The idea was always wildly ambitious: to condense thousands of years of human musical history—and even the Earth’s own sonic evolution—into a single book featuring just 50 pieces. Yet that was the challenge I chose to embrace. And the first question I faced was why attempt it at all. My answer: the gaps and inevitable shortcomings of the project are exactly what make it compelling.
The next question was how. A History of the World in 50 Pieces is neither a conventional history of music nor a list of personal favourites. Instead, it revolves around the concept of a “piece of music,” guided by a democratic principle: music doesn’t belong solely to its composers. Rather, it belongs to all who perform and listen to it, reshaped and reinterpreted across generations, geographies, and technologies—often in ways its creators could never have imagined.
The value of a piece of music lies not in a single definitive version—be it a score, a recording, or a particular performance—but in its ongoing transformation, shared and experienced by anyone who encounters it. This approach creates surprising and illuminating connections. Before writing the book, I would never have guessed that Beethoven, the Hill sisters, and Shostakovich could be linked through their shared dream of musical utopias and compositions intended for the world at large.
Take Beethoven, for instance, and his Ninth Symphony. In the final movement, instrumental music alone cannot fully convey the work’s message. The “Ode to Joy” begins simply, with cellos and basses singing the melody, before spreading across the orchestra and culminating with the chorus.
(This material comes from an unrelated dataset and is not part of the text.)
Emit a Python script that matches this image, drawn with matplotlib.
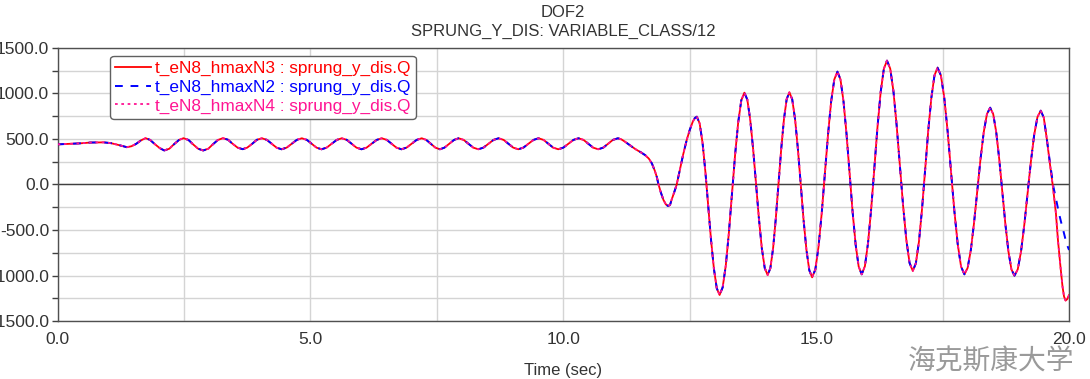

Beethoven’s theme of themes, set to Friedrich Schiller’s text, embodies a vision of universal compassion—a humanist ideal expressed through music.
The piece has been a soundtrack for hope and resistance: it echoed through Tiananmen Square during the 1989 student protests and was sung with “Freude” (joy) changed to “Freiheit” (freedom) after the fall of the Berlin Wall. Yet the melody’s universality also made it vulnerable to abuse. The Nazis distorted its meaning to suggest that “non-brothers should be exterminated,” while Stalin reportedly declared it “the right music for the masses.” The lesson: musical utopias, however idealistic, can be co-opted for political ends.
Then there are Mildred and Patty J. Hill, whose simple tune Happy Birthday began as a song for kindergarteners, originally titled Good Morning to All. When they later adapted it to celebrate birthdays, they could never have imagined it would become the world’s most recognizable melody, uniting people across cultures and generations. Yet its history also reveals the darker side of music as property. After appearing in a 1933 musical, legal claims transformed the tune into corporate property. Warner Chappell purchased the rights for $22 million in 1988, collecting royalties until a 2016 court decision returned the melody to public domain, fulfilling the Hill sisters’ wish that it belong to everyone.
Music can reflect our shared humanity—but it can also bear witness to cruelty and oppression. Shostakovich’s Seventh Symphony, Leningrad, was written and performed during the Nazi siege of Leningrad in 1942. The first movement begins deceptively calmly, then builds into a grotesque, satirical repetition of a banal tune, reflecting the terror and absurdity of totalitarian power. Shostakovich himself described the music as representing all forms of oppression, not only Nazism. Its finale vindicates hope and resilience, a triumph celebrated across the world during World War II broadcasts. Yet today, it is co-opted by Putin’s regime for nationalist purposes, demonstrating how music’s meaning shifts with context.
These pieces—Beethoven, the Hill sisters, Shostakovich—are music for the whole world. They carry humanity’s complexities, triumphs, and horrors. Music, in its shared life across time and space, resists being confined to one narrative or interpretation. It encompasses all of who we are, for better and for worse.